Ares Olympus said...

p.s. IAC, on wives submitting to their husbands, here's at least one opinion that a women should either vote with her husband or refrain.

It seems a fair appeal. And some Christian husbands may feel disrespected by his wife canceling his vote, while others might not.
Married ladies, since we DO have the right to vote and we need more Christians and conservatives voting, I suggest the Biblical way is to vote the same as your husband, or, if you disagree with him, refrain from voting.

But talk to your husband and see what he wants you to do. Talk to your husband about voting and appeal to him if you feel like he’s wrong. Ask him what he feels comfortable with.

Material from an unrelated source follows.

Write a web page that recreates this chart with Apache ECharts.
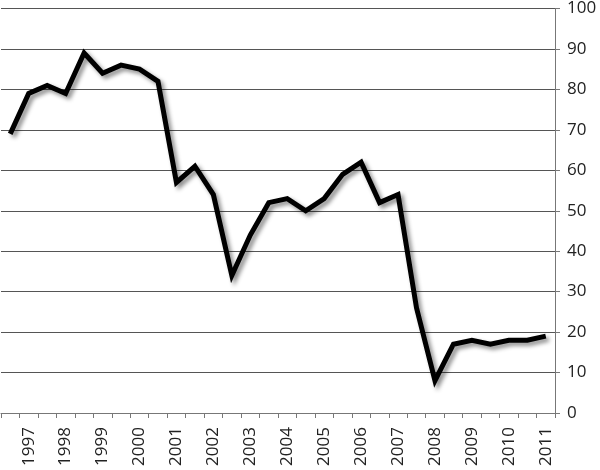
<!DOCTYPE html>
<html>
<head>
<meta charset="utf-8">
<script src="https://cdn.jsdelivr.net/npm/echarts@6/dist/echarts.min.js"></script>
<style>
html,body{margin:0;padding:0;background:#fff;}
#chart{width:600px;height:470px;}
</style>
</head>
<body>
<div id="chart"></div>
<script>
// Half-year periods, labels shown on the first half of each year
const periods = ['1996-2','1997-1','1997-2','1998-1','1998-2','1999-1','1999-2','2000-1','2000-2','2001-1','2001-2','2002-1','2002-2','2003-1','2003-2','2004-1','2004-2','2005-1','2005-2','2006-1','2006-2','2007-1','2007-2','2008-1','2008-2','2009-1','2009-2','2010-1','2010-2','2011-1'];
const values = [69,79,81,79,89,84,86,85,82,57,61,54,34,44,52,53,50,53,59,62,52,54,26,8,17,18,17,18,18,19];
const yTicks = {min:0, max:100, interval:10};

const chart = echarts.init(document.getElementById('chart'), null, {renderer:'canvas'});
chart.setOption({
  animation:false,
  backgroundColor:'#fff',
  grid:{left:1, right:45, top:8, bottom:57, containLabel:false},
  xAxis:{
    type:'category',
    data:periods,
    boundaryGap:true,
    axisLine:{show:true, lineStyle:{color:'#777', width:1}},
    axisTick:{show:true, length:5, interval:0, lineStyle:{color:'#777'}},
    axisLabel:{
      rotate:90,
      margin:14,
      interval:function(i){return i % 2 === 1;},
      formatter:function(v){return v.split('-')[0];},
      fontFamily:'Open Sans',
      fontSize:17,
      color:'#222'
    },
    splitLine:{show:false}
  },
  yAxis:{
    type:'value',
    position:'right',
    min:yTicks.min, max:yTicks.max, interval:yTicks.interval,
    axisLine:{show:true, lineStyle:{color:'#777', width:1}},
    axisTick:{show:true, length:5, lineStyle:{color:'#777'}},
    axisLabel:{margin:12, fontFamily:'Open Sans', fontSize:17, color:'#222'},
    splitLine:{show:true, lineStyle:{color:'#555', width:1}}
  },
  series:[{
    type:'line',
    data:values,
    symbol:'none',
    lineStyle:{color:'#000', width:5, join:'miter', shadowColor:'rgba(0,0,0,0.45)', shadowBlur:4, shadowOffsetX:3, shadowOffsetY:3}
  }]
});
</script>
</body>
</html>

Ask him if nullifying his vote by opposing his has hurt him as the leader of your home.

I think that we have been given extra power to vote and support our husband’s leadership for our family and influence on this country. We can change the nation together with our combined votes.

The trickier issue is that women who prefer to submit to their husband in voting might also prefer not to vote at all and push the majority in that direction and eventually reverse women's sufferage first gained in 1920. Fortunately we live in a constitutional republic rather than under the tyranny of a Christian Democratic Theocracy.

Seeing the election of Donald Trump makes me think that the 19th amendment would never pass in modern America.

LordSomber said...

"Be vulnerable" = Be a Doormat/Beta Provider.